**SOURCE DATA**.
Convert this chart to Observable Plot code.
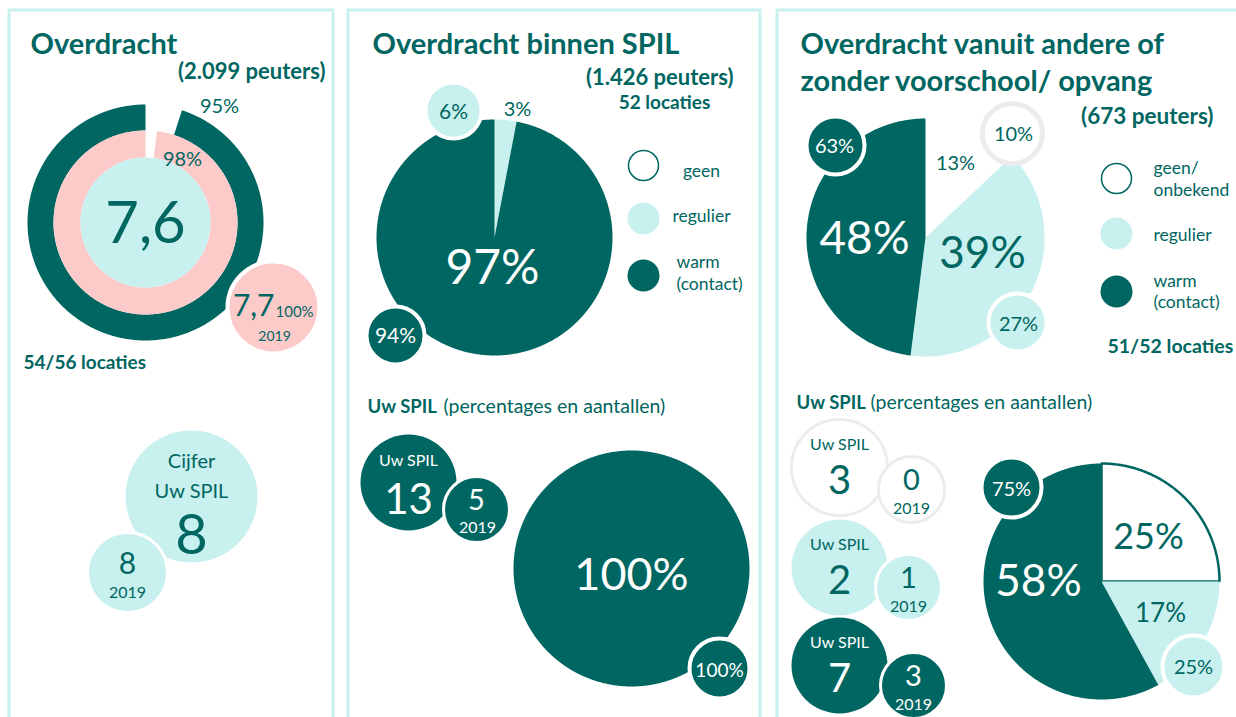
<!DOCTYPE html>
<html><head><meta charset="utf-8">
<script src="https://cdn.jsdelivr.net/npm/d3@7"></script>
<script src="https://cdn.jsdelivr.net/npm/@observablehq/plot@0.6"></script>
<style>body{margin:0;background:#fff} #chart svg{display:block}</style>
</head><body><div id="chart"></div>
<script>
// ---------------- data ----------------
const categories = ["geen", "regulier", "warm"];
const titles = ["Overdracht", "Overdracht binnen SPIL", "Overdracht vanuit andere of", "zonder voorschool/ opvang"];

const overdrachtScore = 7.6;
const overdrachtScore2019 = 7.7;
const overdrachtRings = [95, 98];          // outer ring, inner ring
const overdracht2019Pct = 100;
const overdrachtPeuters = "2.099";
const overdrachtLocaties = "54/56";
const uwSpilScore = 8;
const uwSpilScore2019 = 8;

const binnenPeuters = "1.426";
const binnenLocaties = "52";
const binnenPct = [0, 3, 97];
const binnenPct2019 = [null, 6, 94];
const binnenUwCount = 13;
const binnenUwCount2019 = 5;
const binnenUwPct = [0, 0, 100];
const binnenUwPct2019 = [null, null, 100];

const vanuitPeuters = "673";
const vanuitLocaties = "51/52";
const vanuitPct = [13, 39, 48];
const vanuitPct2019 = [10, 27, 63];
const vanuitUwCount = [3, 2, 7];
const vanuitUwCount2019 = [0, 1, 3];
const vanuitUwPct = [25, 17, 58];
const vanuitUwPct2019 = [null, 25, 75];

// ---------------- styling ----------------
const DARK = "#006661", CYAN = "#c7f0ef", PINK = "#fccac9", TEAL = "#006661", GRAY = "#ececec", BORDER = "#c7f0ef";
const catFill = ["white", CYAN, DARK];
const catText = [TEAL, TEAL, "white"];
const W = 1236, H = 717;
const marks = [];
const pct = v => `${v}%`;
const dec = v => String(v).replace(".", ",");

function arcPoints(cx, cy, r0, r1, a0, a1) {
  const pts = [];
  const n = Math.max(2, Math.ceil((a1 - a0) / (Math.PI / 360)));
  for (let i = 0; i <= n; i++) { const a = a0 + (a1 - a0) * i / n; pts.push({x: cx + r1 * Math.sin(a), y: cy - r1 * Math.cos(a)}); }
  if (r0 > 0) for (let i = n; i >= 0; i--) { const a = a0 + (a1 - a0) * i / n; pts.push({x: cx + r0 * Math.sin(a), y: cy - r0 * Math.cos(a)}); }
  else if (a1 - a0 < 2 * Math.PI - 1e-6) pts.push({x: cx, y: cy});
  return pts;
}
function slice(pts, fill, stroke = "none", sw = 0) {
  marks.push(Plot.line(pts, {x: "x", y: "y", curve: "linear-closed", fill, stroke, strokeWidth: sw, strokeLinejoin: "miter"}));
}
function pie(values, cx, cy, r, fills, strokes = [], sw = 0) {
  const arcs = d3.pie().sort(null)(values);
  arcs.forEach((a, i) => {
    if (a.endAngle > a.startAngle) slice(arcPoints(cx, cy, 0, r, a.startAngle, a.endAngle), fills[i], strokes[i] || "none", strokes[i] ? sw : 0);
  });
}
function ring(value, cx, cy, r0, r1, fill) {
  const a0 = (1 - value / 100) * 2 * Math.PI;
  slice(arcPoints(cx, cy, r0, r1, a0, 2 * Math.PI), fill);
}
function bubble(cx, cy, r, fill, stroke = "white", sw = 4) {
  marks.push(Plot.dot([{x: cx, y: cy, r}], {x: "x", y: "y", r: "r", fill, stroke, strokeWidth: sw}));
}
function label(x, y, t, size, {weight = "normal", fill = TEAL, anchor = "middle"} = {}) {
  marks.push(Plot.text([{x, y, t}], {x: "x", y: "y", text: "t", fontSize: size, fontWeight: weight, fill, textAnchor: anchor, lineAnchor: "bottom"}));
}

// ---------------- panel frames ----------------
[[9, 333], [348, 760], [777, 1250]].forEach(([x1, x2]) =>
  marks.push(Plot.rect([{x1, x2, y1: 10, y2: 740}], {x1: "x1", x2: "x2", y1: "y1", y2: "y2", fill: "none", stroke: BORDER, strokeWidth: 3})));

// ---------------- panel 1 ----------------
label(30, 53, titles[0], 29, {weight: "bold", anchor: "start"});
label(325, 78, `(${overdrachtPeuters} peuters)`, 22, {weight: "bold", anchor: "end"});
ring(overdrachtRings[0], 145, 222, 92, 118, DARK);
ring(overdrachtRings[1], 145, 222, 65, 92, PINK);
bubble(145, 222, 65, CYAN, "none", 0);
bubble(273, 307, 46, PINK, "white", 4);
label(219, 112, pct(overdrachtRings[0]), 20);
label(182, 165, pct(overdrachtRings[1]), 20);
label(145, 242, dec(overdrachtScore), 58);
label(274, 315, dec(overdrachtScore2019), 30, {anchor: "end"});
label(275, 316, pct(overdracht2019Pct), 15, {anchor: "start"});
label(274, 340, "2019", 14);
label(23, 368, `${overdrachtLocaties} locaties`, 19, {weight: "bold", anchor: "start"});

bubble(191, 496, 66, CYAN, "none", 0);
bubble(127, 572, 40, CYAN, "white", 3);
label(191, 467, "Cijfer", 20);
label(191, 497, "Uw SPIL", 20);
label(191, 553, String(uwSpilScore), 56);
label(127, 573, String(uwSpilScore2019), 30);
label(127, 597, "2019", 16);

// ---------------- panel 2 ----------------
label(372, 53, titles[1], 29, {weight: "bold", anchor: "start"});
label(733, 84, `(${binnenPeuters} peuters)`, 22, {weight: "bold", anchor: "end"});
label(664, 108, `${binnenLocaties} locaties`, 19, {weight: "bold"});
pie(binnenPct, 494, 237, 118, catFill);
bubble(453, 110, 28, catFill[1]);
bubble(395, 335, 29, catFill[2]);
label(492, 283, pct(binnenPct[2]), 48, {fill: catText[2]});
label(517, 115, pct(binnenPct[1]), 20);
label(453, 118, pct(binnenPct2019[1]), 21, {fill: catText[1]});
label(395, 342, pct(binnenPct2019[2]), 21, {fill: catText[2]});
// legend
bubble(643, 165, 15, "white", DARK, 1.5);
bubble(643, 218, 16, CYAN, "none", 0);
bubble(643, 275, 16, DARK, "none", 0);
label(701, 176, categories[0], 17.5);
label(701, 221, categories[1], 17.5);
label(676, 267, categories[2], 17.5, {anchor: "start"});
label(676, 289, "(contact)", 17.5, {anchor: "start"});

label(367, 412, "Uw SPIL", 18.5, {weight: "bold", anchor: "start"});
label(443, 412, "(percentages en aantallen)", 19.5, {anchor: "start"});
bubble(408, 482, 48, DARK, "none", 0);
bubble(476, 509, 33, DARK, "white", 3);
label(408, 465, "Uw SPIL", 16, {fill: "white"});
label(408, 513, String(binnenUwCount), 42, {fill: "white"});
label(476, 509, String(binnenUwCount2019), 29, {fill: "white"});
label(477, 532, "2019", 16, {fill: "white"});
pie(binnenUwPct, 631, 568, 118, catFill);
bubble(719, 668, 30, catFill[2]);
label(631, 589, pct(binnenUwPct[2]), 45, {fill: "white"});
label(719, 676, pct(binnenUwPct2019[2]), 19, {fill: "white"});

// ---------------- panel 3 ----------------
label(800, 53, titles[2], 29, {weight: "bold", anchor: "start"});
label(800, 90, titles[3], 29, {weight: "bold", anchor: "start"});
label(1213, 123, `(${vanuitPeuters} peuters)`, 22.5, {weight: "bold", anchor: "end"});
pie(vanuitPct, 925, 237, 119, catFill);
bubble(835, 145, 29, catFill[2]);
bubble(1012, 133, 30, "white", GRAY, 5);
bubble(1017, 322, 29, catFill[1]);
label(864, 253, pct(vanuitPct[2]), 46, {fill: catText[2]});
label(982, 267, pct(vanuitPct[1]), 44, {fill: catText[1]});
label(955, 169, pct(vanuitPct[0]), 20);
label(834, 152, pct(vanuitPct2019[2]), 20, {fill: catText[2]});
label(1013, 140, pct(vanuitPct2019[0]), 20, {fill: catText[0]});
label(1018, 330, pct(vanuitPct2019[1]), 20, {fill: catText[1]});
// legend
bubble(1116, 178, 15, "white", DARK, 1.5);
bubble(1116, 233, 16, CYAN, "none", 0);
bubble(1116, 291, 16, DARK, "none", 0);
label(1153, 173, "geen/", 17.5, {anchor: "start"});
label(1153, 195, "onbekend", 17.5, {anchor: "start"});
label(1153, 240, categories[1], 17.5, {anchor: "start"});
label(1153, 286, categories[2], 17.5, {anchor: "start"});
label(1153, 307, "(contact)", 17.5, {anchor: "start"});
label(1107, 352, `${vanuitLocaties} locaties`, 19.5, {weight: "bold", anchor: "start"});

label(796, 408, "Uw SPIL", 18.5, {weight: "bold", anchor: "start"});
label(870, 408, "(percentages en aantallen)", 19.5, {anchor: "start"});
const uwY = [467, 567, 665], uwY2 = [489, 587, 685], uwX2 = [911, 908, 913];
vanuitUwCount.forEach((c, i) => {
  const f = catFill[i], tf = catText[i];
  const st = i === 0 ? GRAY : "none";
  bubble(839, uwY[i], 48, f, st, i === 0 ? 3 : 0);
  bubble(uwX2[i], uwY2[i], 33, f, i === 0 ? GRAY : "white", 3);
  label(839, uwY[i] - 18, "Uw SPIL", 16, {fill: tf});
  label(839, uwY[i] + 26, String(c), 40, {fill: tf});
  label(uwX2[i], uwY2[i], String(vanuitUwCount2019[i]), 29, {fill: tf});
  label(uwX2[i], uwY2[i] + 24, "2019", 16, {fill: tf});
});
pie(vanuitUwPct, 1101, 581, 118, catFill, [DARK, null, null], 2.5);
bubble(1011, 487, 30, catFill[2]);
bubble(1193, 666, 31, catFill[1]);
label(1148, 548, pct(vanuitUwPct[0]), 36, {fill: catText[0]});
label(1038, 595, pct(vanuitUwPct[2]), 44, {fill: catText[2]});
label(1160, 621, pct(vanuitUwPct[1]), 26, {fill: catText[1]});
label(1011, 495, pct(vanuitUwPct2019[2]), 20, {fill: catText[2]});
label(1193, 673, pct(vanuitUwPct2019[1]), 20, {fill: catText[1]});

const chart = Plot.plot({
  width: W, height: H,
  marginTop: 0, marginRight: 0, marginBottom: 0, marginLeft: 0,
  x: {domain: [0, W], range: [0, W], axis: null},
  y: {domain: [0, H], range: [0, H], axis: null},
  r: {type: "linear", domain: [0, 200], range: [0, 200]},
  style: {fontFamily: "Lato, 'Open Sans', sans-serif", background: "white", overflow: "hidden"},
  marks
});
document.getElementById("chart").appendChild(chart);
</script>
</body></html>
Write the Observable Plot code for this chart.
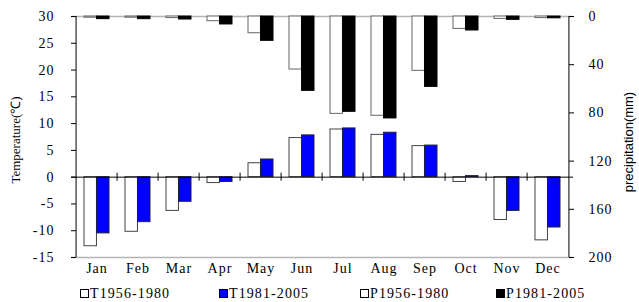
<!DOCTYPE html>
<html><head><meta charset="utf-8">
<script src="https://cdn.jsdelivr.net/npm/d3@7"></script>
<script src="https://cdn.jsdelivr.net/npm/@observablehq/plot@0.6"></script>
<style>
body{margin:0;background:#fff;}
#chart{position:relative;width:639px;height:302px;overflow:hidden;}
#chart svg{position:absolute;left:0;top:0;}
#chart svg text{font-family:'Liberation Serif','Times New Roman',serif !important;letter-spacing:1px;}
.ylab{position:absolute;white-space:nowrap;transform:translate(-50%,-50%) rotate(-90deg);}
.legend{position:absolute;top:285px;left:0;width:639px;height:17px;font-family:'Liberation Serif','Times New Roman',serif;font-size:14px;letter-spacing:1.1px;}
.item{position:absolute;top:0;display:flex;align-items:center;height:17px;}
.sw{display:inline-block;width:9px;height:9px;border:1px solid #000;margin-right:1px;box-sizing:border-box;}
</style></head><body><div id="chart"></div>
<script>
const months = ["Jan","Feb","Mar","Apr","May","Jun","Jul","Aug","Sep","Oct","Nov","Dec"];
const t1956 = [-12.9,-10.2,-6.3,-1.1,2.6,7.3,8.9,7.9,5.8,-0.9,-8.0,-11.8];
const t1981 = [-10.5,-8.4,-4.6,-0.9,3.3,7.8,9.1,8.3,5.9,0.2,-6.3,-9.4];
const p1956 = [1.0,1.0,1.3,3.9,13.9,44.0,80.8,82.4,45.1,10.3,2.0,1.3];
const p1981 = [2.2,2.2,2.5,6.6,20.2,61.7,79.1,84.6,58.4,11.6,2.8,1.5];
const seriesNames = ["T1956-1980","T1981-2005","P1956-1980","P1981-2005"];
const seriesFill = ["#ffffff","#0000ff","#ffffff","#000000"];
const tempTicks = [-15,-10,-5,0,5,10,15,20,25,30];
const precipTicks = [0,40,80,120,160,200];
const tempLabel = "Temperature(\u2103)";
const precipLabel = "precipitation(mm)";

const W = 639, H = 282, mL = 71, mR = 66, mT = 16, mB = 25;
const tMin = -15, tMax = 30, pMax = 200;
const toT = p => tMax - p * (tMax - tMin) / pMax;
const toP = t => Math.round((tMax - t) * pMax / (tMax - tMin));
const step = (W - mL - mR) / months.length;
const bw = step * 0.6;

const rows = months.map((m, i) => ({month: m, ta: t1956[i], tb: t1981[i], pa: p1956[i], pb: p1981[i]}));
const serif = "'Liberation Serif', 'Times New Roman', serif";

const plot = Plot.plot({
  width: W, height: H,
  marginLeft: mL, marginRight: mR, marginTop: mT, marginBottom: mB,
  style: {fontFamily: serif, fontSize: "14px", background: "white", overflow: "visible"},
  x: {domain: months, paddingInner: 0.4, paddingOuter: 0.2, axis: null},
  y: {domain: [tMin, tMax], axis: null},
  marks: [
    Plot.ruleY([tMin, tMax], {stroke: "#b5b5b5", strokeWidth: 1.5}),
    Plot.barY(rows, {x: "month", y1: 0, y2: "ta", fill: seriesFill[0], stroke: "#444", strokeWidth: 1, insetRight: bw / 2}),
    Plot.barY(rows, {x: "month", y1: 0, y2: "tb", fill: seriesFill[1], stroke: "#202040", strokeWidth: 1, insetLeft: bw / 2}),
    Plot.barY(rows, {x: "month", y1: tMax, y2: d => toT(d.pa), fill: seriesFill[2], stroke: "#666", strokeWidth: 1, insetRight: bw / 2}),
    Plot.barY(rows, {x: "month", y1: tMax, y2: d => toT(d.pb), fill: seriesFill[3], stroke: "#000", strokeWidth: 1, insetLeft: bw / 2}),
    Plot.ruleY([0], {stroke: "#000", strokeWidth: 1}),
    Plot.ruleX(months.slice(1), {x: d => d, dx: -step / 2, y1: -0.75, y2: 0.75, stroke: "#000", strokeWidth: 1}),
    Plot.ruleX([months[0]], {x: d => d, dx: -step / 2, y1: tMin, y2: tMax, stroke: "#000", strokeWidth: 1}),
    Plot.ruleX([months[months.length - 1]], {x: d => d, dx: step / 2, y1: tMin, y2: tMax, stroke: "#000", strokeWidth: 1}),
    Plot.text(months, {x: d => d, frameAnchor: "bottom", dy: 15, fontSize: 14, fontFamily: serif, fill: "#000"}),
    Plot.axisY({anchor: "left", ticks: tempTicks, tickSize: -5, tickPadding: 22, fontSize: 14, fontFamily: serif, label: null, tickFormat: d => d}),
    Plot.axisY({anchor: "right", ticks: precipTicks.map(toT), tickSize: -5, tickPadding: 20, fontSize: 14, fontFamily: serif, label: null, tickFormat: toP})
  ]
});

const chart = document.getElementById("chart");
chart.appendChild(plot);

const l1 = document.createElement("div");
l1.className = "ylab";
l1.style.left = "15px"; l1.style.top = "140px";
l1.style.fontFamily = serif; l1.style.fontSize = "13px";
l1.textContent = tempLabel;
chart.appendChild(l1);

const l2 = document.createElement("div");
l2.className = "ylab";
l2.style.left = "628px"; l2.style.top = "142px";
l2.style.fontFamily = "'Liberation Sans', Arial, sans-serif"; l2.style.fontSize = "13px";
l2.textContent = precipLabel;
chart.appendChild(l2);

const legend = document.createElement("div");
legend.className = "legend";
const legendLeft = [80, 219, 360, 496];
seriesNames.forEach((name, i) => {
  const it = document.createElement("div");
  it.className = "item";
  it.style.left = legendLeft[i] + "px";
  const sw = document.createElement("span");
  sw.className = "sw";
  sw.style.background = seriesFill[i];
  it.appendChild(sw);
  const tx = document.createElement("span");
  tx.textContent = name;
  it.appendChild(tx);
  legend.appendChild(it);
});
chart.appendChild(legend);
</script>
</body></html>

**WRITTEN TASK**. Give only the number of lines in the material above that hold the word "this".

**TASK RESPONSE**. 2